** start DATA SHOWN **
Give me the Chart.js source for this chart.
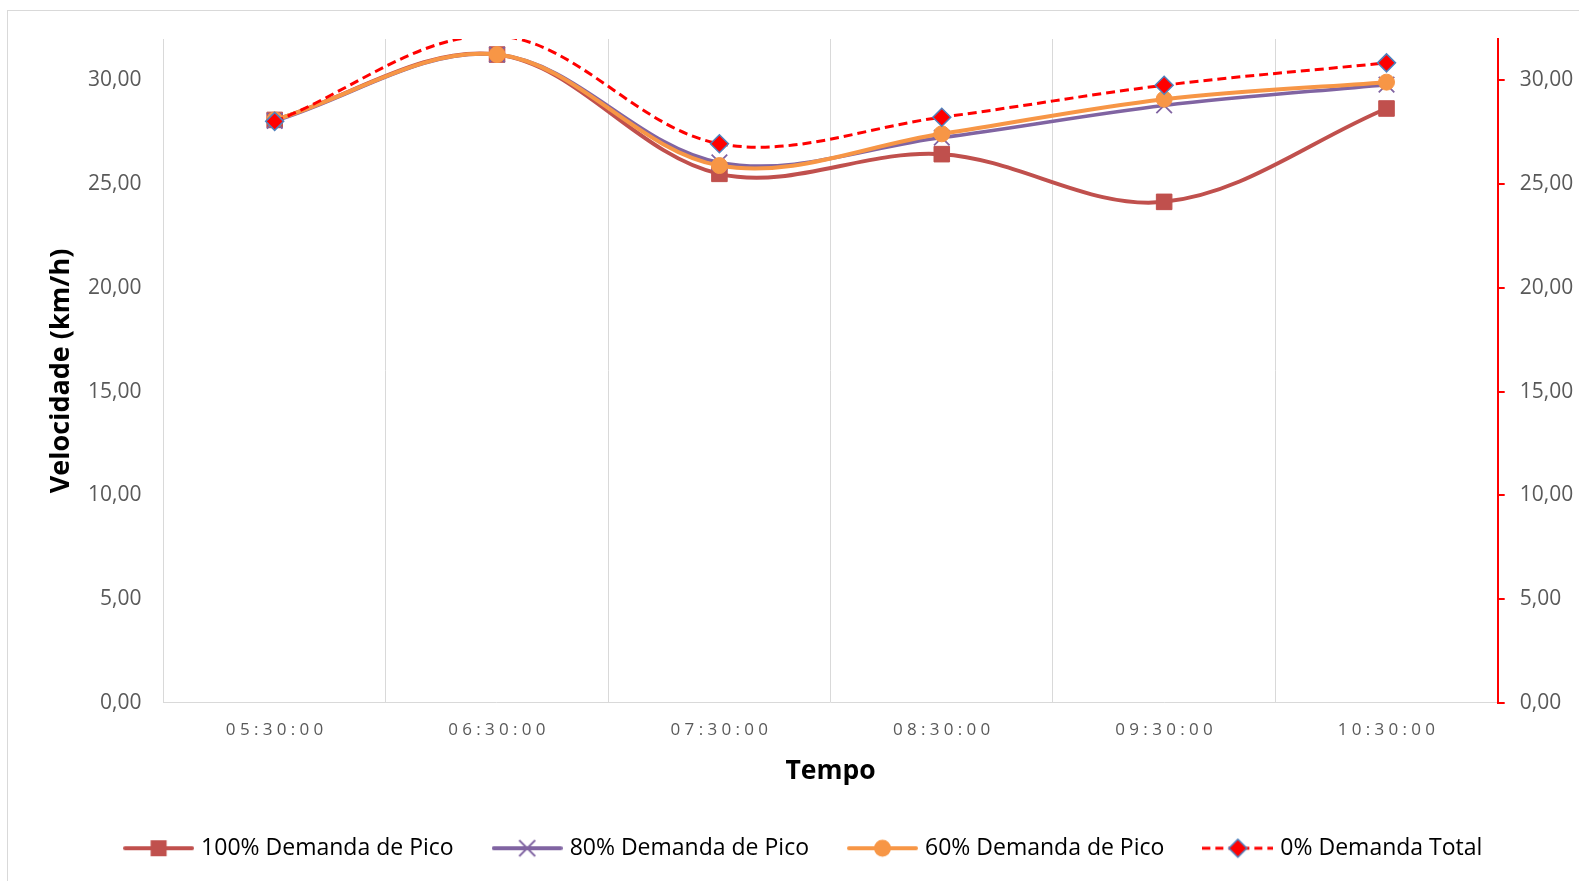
<!DOCTYPE html>
<html>
<head>
<meta charset="utf-8">
<script src="https://cdn.jsdelivr.net/npm/chart.js@4.4.1/dist/chart.umd.min.js"></script>
<style>
  html, body { margin: 0; padding: 0; background: #fff; overflow: hidden; }
  #wrap { position: relative; width: 1579px; height: 881px; overflow: hidden; }
  #frame { position: absolute; left: 7px; top: 10px; width: 1620px; height: 920px; border: 1.5px solid #d9d9d9; box-sizing: border-box; pointer-events: none; }
  canvas { position: absolute; left: 0; top: 0; }
</style>
</head>
<body>
<div id="wrap">
  <div id="frame"></div>
  <canvas id="c" width="1579" height="940"></canvas>
</div>
<script>
// ---- data ----
const categories = ['05:30:00', '06:30:00', '07:30:00', '08:30:00', '09:30:00', '10:30:00'];
const seriesNames = ['100% Demanda de Pico', '80% Demanda de Pico', '60% Demanda de Pico', '0% Demanda Total'];
const demanda100 = [28.10, 31.25, 25.50, 26.45, 24.15, 28.65];
const demanda80  = [28.05, 31.25, 26.05, 27.25, 28.80, 29.80];
const demanda60  = [28.10, 31.25, 25.90, 27.43, 29.10, 29.92];
const demanda0   = [28.03, 32.15, 26.95, 28.23, 29.77, 30.85];
const yTicks = [0, 5, 10, 15, 20, 25, 30];
const yMin = 0, yMax = 32;

// ---- styles ----
const C100 = '#C0504D', C80 = '#8064A2', C60 = '#F79646', C0 = '#FF0000', C0b = '#4F81BD';
const ICON_W = 71, BOX_W = 62;

function legendIcon(kind) {
  const cv = document.createElement('canvas');
  cv.width = ICON_W; cv.height = 26;
  const g = cv.getContext('2d');
  const cy = 13, cx = ICON_W / 2;
  g.lineCap = 'round';
  if (kind === 'sq') {
    g.strokeStyle = C100; g.lineWidth = 4;
    g.beginPath(); g.moveTo(2, cy); g.lineTo(ICON_W - 2, cy); g.stroke();
    g.fillStyle = C100; g.fillRect(cx - 8, cy - 8, 16, 16);
  } else if (kind === 'x') {
    g.strokeStyle = C80; g.lineWidth = 4;
    g.beginPath(); g.moveTo(2, cy); g.lineTo(ICON_W - 2, cy); g.stroke();
    g.lineWidth = 1.8; g.lineCap = 'butt';
    g.beginPath(); g.moveTo(cx - 8, cy - 8); g.lineTo(cx + 8, cy + 8);
    g.moveTo(cx + 8, cy - 8); g.lineTo(cx - 8, cy + 8); g.stroke();
  } else if (kind === 'o') {
    g.strokeStyle = C60; g.lineWidth = 4;
    g.beginPath(); g.moveTo(2, cy); g.lineTo(ICON_W - 2, cy); g.stroke();
    g.fillStyle = C60; g.beginPath(); g.arc(cx, cy, 8.5, 0, Math.PI * 2); g.fill();
  } else {
    g.strokeStyle = C0; g.lineWidth = 3; g.lineCap = 'butt';
    g.setLineDash([8, 5]);
    g.beginPath(); g.moveTo(0, cy); g.lineTo(ICON_W, cy); g.stroke();
    g.setLineDash([]);
    g.fillStyle = C0; g.strokeStyle = C0b; g.lineWidth = 1.5;
    g.beginPath(); g.moveTo(cx, cy - 9); g.lineTo(cx + 9, cy); g.lineTo(cx, cy + 9); g.lineTo(cx - 9, cy); g.closePath();
    g.fill(); g.stroke();
  }
  return cv;
}
const icons = [legendIcon('sq'), legendIcon('x'), legendIcon('o'), legendIcon('d')];

const fmt = v => v.toFixed(2).replace('.', ',');

const xLabelPlugin = {
  id: 'xLabels',
  afterLayout(chart) {
    // nudge legend slightly left, like the reference
    if (chart.legend) { chart.legend.left -= 5; chart.legend.right -= 5; }
  },
  afterDraw(chart) {
    const s = chart.scales.x;
    const ctx = chart.ctx;
    ctx.save();
    ctx.font = '17px "Open Sans"';
    ctx.fillStyle = '#595959';
    ctx.letterSpacing = '4.3px';
    ctx.textAlign = 'center';
    ctx.textBaseline = 'middle';
    s.ticks.forEach((t, i) => {
      ctx.fillText(categories[i], s.getPixelForTick(i) + 2, s.top + 27);
    });
    ctx.restore();
  }
};

// markers of points outside the axis range are not drawn (as in the original)
const inRange = (c, r) => (c.raw > yMax ? 0 : r);

new Chart(document.getElementById('c'), {
  type: 'line',
  data: {
    labels: categories,
    datasets: [
      { label: seriesNames[0], data: demanda100, order: 3, borderColor: C100, backgroundColor: C100,
        borderWidth: 4, pointStyle: 'rect', pointRadius: 11, pointHoverRadius: 11, pointBorderWidth: 1,
        pointBackgroundColor: C100, pointBorderColor: C100 },
      { label: seriesNames[1], data: demanda80, order: 2, borderColor: C80, backgroundColor: C80,
        borderWidth: 3.5, pointStyle: 'crossRot', pointRadius: 11, pointHoverRadius: 11, pointBorderWidth: 1.8,
        pointBorderColor: C80 },
      { label: seriesNames[2], data: demanda60, order: 1, borderColor: C60, backgroundColor: C60,
        borderWidth: 4, pointStyle: 'circle', pointRadius: 8, pointHoverRadius: 8, pointBorderWidth: 1,
        pointBackgroundColor: C60, pointBorderColor: C60 },
      { label: seriesNames[3], data: demanda0, order: 0, borderColor: C0, backgroundColor: C0,
        borderWidth: 3, borderDash: [9, 5], pointStyle: 'rectRot',
        pointRadius: c => inRange(c, 9), pointHoverRadius: c => inRange(c, 9),
        pointBorderWidth: 1.5, pointBackgroundColor: C0, pointBorderColor: C0b, clip: 0 }
    ]
  },
  options: {
    responsive: false,
    animation: false,
    events: [],
    layout: { padding: { left: 41, right: 0, top: 39, bottom: 70.3 } },
    elements: { line: { tension: 0.35, capBezierPoints: false, fill: false } },
    scales: {
      x: {
        offset: true,
        grid: { display: true, offset: true, color: '#d9d9d9', lineWidth: 1, drawTicks: false },
        border: { display: true, color: '#d9d9d9', width: 1 },
        ticks: { display: false },
        title: { display: true, text: 'Tempo', color: '#000', font: { family: 'Open Sans', size: 26.5, weight: 'bold' },
                 padding: { top: 4, bottom: 7 } },
        afterFit: s => { s.height = 91.3; }
      },
      y: {
        position: 'left', min: yMin, max: yMax,
        afterBuildTicks: s => { s.ticks = yTicks.map(v => ({ value: v })); },
        grid: { display: false, drawTicks: false },
        border: { display: true, color: '#d9d9d9', width: 1 },
        ticks: { color: '#595959', font: { family: 'Open Sans', size: 21 }, padding: 22, callback: v => fmt(v) },
        title: { display: true, text: 'Velocidade (km/h)', color: '#000', font: { family: 'Open Sans', size: 27, weight: 'bold' },
                 padding: { top: 4, bottom: 4 } },
        afterFit: s => { s.width = 122.5; }
      },
      y1: {
        position: 'right', min: yMin, max: yMax,
        afterBuildTicks: s => { s.ticks = yTicks.map(v => ({ value: v })); },
        grid: { display: true, drawOnChartArea: false, color: C0, tickColor: C0, tickLength: 7, lineWidth: 2 },
        border: { display: true, color: C0, width: 2 },
        ticks: { color: '#595959', font: { family: 'Open Sans', size: 21 }, padding: 15, callback: v => fmt(v) },
        afterFit: s => { s.width = 81.3; }
      }
    },
    plugins: {
      tooltip: { enabled: false },
      legend: {
        position: 'bottom',
        labels: {
          usePointStyle: true,
          pointStyleWidth: BOX_W,
          padding: 42.5,
          color: '#000',
          font: { family: 'Open Sans', size: 23 },
          generateLabels: chart => chart.data.datasets.map((ds, i) => ({
            text: ds.label, pointStyle: icons[i], fontColor: '#000', hidden: false,
            datasetIndex: i, lineWidth: 0, strokeStyle: 'transparent', fillStyle: 'transparent'
          }))
        }
      }
    }
  },
  plugins: [xLabelPlugin]
});
</script>
</body>
</html>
** end DATA SHOWN **
YOUR GOAL:
Restate each line from the start of the listing through the line bearing "const ICON_W = 71, BOX_W = 62;" word for word. Drop the pictures.

WRITTEN ANSWER:
Give me the Chart.js source for this chart.
<!DOCTYPE html>
<html>
<head>
<meta charset="utf-8">
<script src="https://cdn.jsdelivr.net/npm/chart.js@4.4.1/dist/chart.umd.min.js"></script>
<style>
  html, body { margin: 0; padding: 0; background: #fff; overflow: hidden; }
  #wrap { position: relative; width: 1579px; height: 881px; overflow: hidden; }
  #frame { position: absolute; left: 7px; top: 10px; width: 1620px; height: 920px; border: 1.5px solid #d9d9d9; box-sizing: border-box; pointer-events: none; }
  canvas { position: absolute; left: 0; top: 0; }
</style>
</head>
<body>
<div id="wrap">
  <div id="frame"></div>
  <canvas id="c" width="1579" height="940"></canvas>
</div>
<script>
// ---- data ----
const categories = ['05:30:00', '06:30:00', '07:30:00', '08:30:00', '09:30:00', '10:30:00'];
const seriesNames = ['100% Demanda de Pico', '80% Demanda de Pico', '60% Demanda de Pico', '0% Demanda Total'];
const demanda100 = [28.10, 31.25, 25.50, 26.45, 24.15, 28.65];
const demanda80  = [28.05, 31.25, 26.05, 27.25, 28.80, 29.80];
const demanda60  = [28.10, 31.25, 25.90, 27.43, 29.10, 29.92];
const demanda0   = [28.03, 32.15, 26.95, 28.23, 29.77, 30.85];
const yTicks = [0, 5, 10, 15, 20, 25, 30];
const yMin = 0, yMax = 32;

// ---- styles ----
const C100 = '#C0504D', C80 = '#8064A2', C60 = '#F79646', C0 = '#FF0000', C0b = '#4F81BD';
const ICON_W = 71, BOX_W = 62;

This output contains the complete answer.